Many children are vulnerable to human trafficking due to economic hardships in Ghana, and some are subjected to forced child labour within Ghana in fishing, domestic service, street hawking, begging, pottering, quarrying, artisanal gold mining, and agriculture.
Ghanaian girls, and to a lesser extent boys, are also subjected to sex trafficking within Ghana.
A community-level baseline prevalence study conducted by Free the Slaves in 20 communities in 2016 found that 35% of households in the surveyed communities had a victim of trafficking or trafficking-like conditions.
The TIP Office provided $5 million to two implementing partners, IOM and Free the Slaves, to support achievement of the CPC Partnership’s goals and objectives, which include establishing a more holistic approach to improving co-ordination of government and civil society anti-trafficking efforts; enhancing Ghana’s capacity to investigate, prosecute, and convict child traffickers and recorded data on these activities; expanding specialised services for child trafficking victims; and increasing public awareness of the nature of child trafficking; it’s devastating impact on children; and promoting prevention of this crime.

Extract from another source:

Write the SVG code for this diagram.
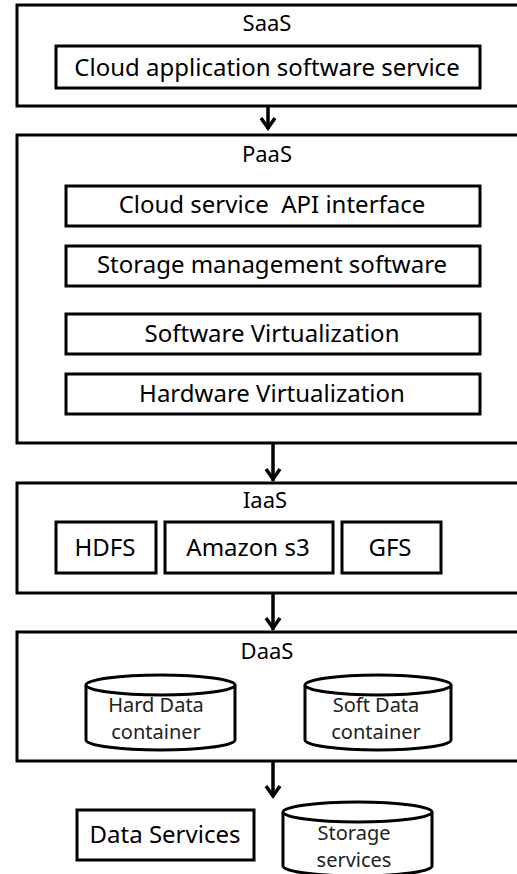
<svg xmlns="http://www.w3.org/2000/svg" width="517" height="874" viewBox="0 0 517 874">
<defs>
<style>
.box{fill:#fff;stroke:#000;stroke-width:3}
.t{font-family:"Noto Sans","Open Sans",sans-serif;fill:#000;text-anchor:middle;white-space:pre}
.ttl{font-size:22px}
.lab{font-size:24px}
.cyl{font-size:20px;fill:#222}
.conn{stroke:#000;stroke-width:3.5;fill:none}
.head{fill:none;stroke:#000;stroke-width:3.5;stroke-linejoin:miter}
</style>
</defs>
<rect width="517" height="874" fill="#fff"/>
<g id="saas">
<rect class="box" x="17" y="5" width="510" height="101"/>
<text class="t ttl" x="267" y="31">SaaS</text>
<rect class="box" x="56" y="46" width="424" height="42"/>
<text class="t lab" x="267" y="76">Cloud application software service</text>
</g>
<g id="paas">
<rect class="box" x="17" y="135" width="510" height="308"/>
<text class="t ttl" x="267" y="162">PaaS</text>
<rect class="box" x="66" y="186" width="414" height="40"/>
<text class="t lab" x="272" y="213" xml:space="preserve">Cloud service  API interface</text>
<rect class="box" x="66" y="246" width="414" height="40"/>
<text class="t lab" x="272" y="273">Storage management software</text>
<rect class="box" x="66" y="314" width="414" height="40"/>
<text class="t lab" x="272" y="342">Software Virtualization</text>
<rect class="box" x="66" y="374" width="414" height="40"/>
<text class="t lab" x="272" y="402">Hardware Virtualization</text>
</g>
<g id="iaas">
<rect class="box" x="17" y="483" width="510" height="110"/>
<text class="t ttl" x="265" y="508">IaaS</text>
<rect class="box" x="56" y="522" width="100" height="51"/>
<text class="t lab" x="105" y="556">HDFS</text>
<rect class="box" x="165" y="522" width="168" height="51"/>
<text class="t lab" x="248" y="556">Amazon s3</text>
<rect class="box" x="342" y="522" width="99" height="51"/>
<text class="t lab" x="390" y="556">GFS</text>
</g>
<g id="daas">
<rect class="box" x="17" y="632" width="510" height="129"/>
<text class="t ttl" x="267" y="659">DaaS</text>
<g id="hard">
<path class="box" d="M86 685 L86 740 A74.5 10 0 0 0 235 740 L235 685"/>
<ellipse class="box" cx="160.5" cy="685" rx="74.5" ry="10"/>
<text class="t cyl" x="156" y="712">Hard Data</text>
<text class="t cyl" x="156" y="739">container</text>
</g>
<g id="soft">
<path class="box" d="M305 685 L305 740 A73 10 0 0 0 451 740 L451 685"/>
<ellipse class="box" cx="378" cy="685" rx="73" ry="10"/>
<text class="t cyl" x="376" y="712">Soft Data</text>
<text class="t cyl" x="376" y="739">container</text>
</g>
</g>
<g id="dataservices">
<rect class="box" x="77" y="810" width="177" height="50"/>
<text class="t lab" x="165" y="843">Data Services</text>
</g>
<g id="storage">
<path class="box" d="M283 812 L283 866 A74.5 10 0 0 0 432 866 L432 812"/>
<ellipse class="box" cx="357.5" cy="812" rx="74.5" ry="10"/>
<text class="t cyl" x="354" y="840">Storage</text>
<text class="t cyl" x="354" y="867">services</text>
</g>
<g id="connectors">
<line class="conn" x1="268" y1="106" x2="268" y2="129"/>
<polyline class="head" points="261,118 268,128 275,118"/>
<line class="conn" x1="273" y1="443" x2="273" y2="481"/>
<polyline class="head" points="266,469 273,479 280,469"/>
<line class="conn" x1="273" y1="593" x2="273" y2="630"/>
<polyline class="head" points="266,618 273,628 280,618"/>
<line class="conn" x1="273" y1="761" x2="273" y2="797"/>
<polyline class="head" points="266,786 273,796 280,786"/>
</g>
</svg>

Through U.S. government funding under the CPC Partnership, IOM provided the Ghana Police Service Anti-Human Trafficking Unit with six vehicles and investigative equipment, and organized 22 training programmes for approximately 500 individuals from the Ghana police and immigration services, Social Welfare Department, Labour Department, Attorney-General’s Department, and the judiciary.
The trainings focused on identification and screening of human trafficking victims, direct assistance, as well as investigation, prosecution, and adjudication of child trafficking cases.
The CPC Partnership, signed in Accra in June 2015, outlines the commitment of the four participating ministries – the Ministry of Gender, Children and Social Protection; the Ministry of Justice; the Ministry of the Interior; and the Ministry of Employment and Labour Relations – and the United States of America to work collaboratively to enhance the protection of Ghanaian children and hold traffickers accountable for their crimes through arrests, prosecutions, and convictions.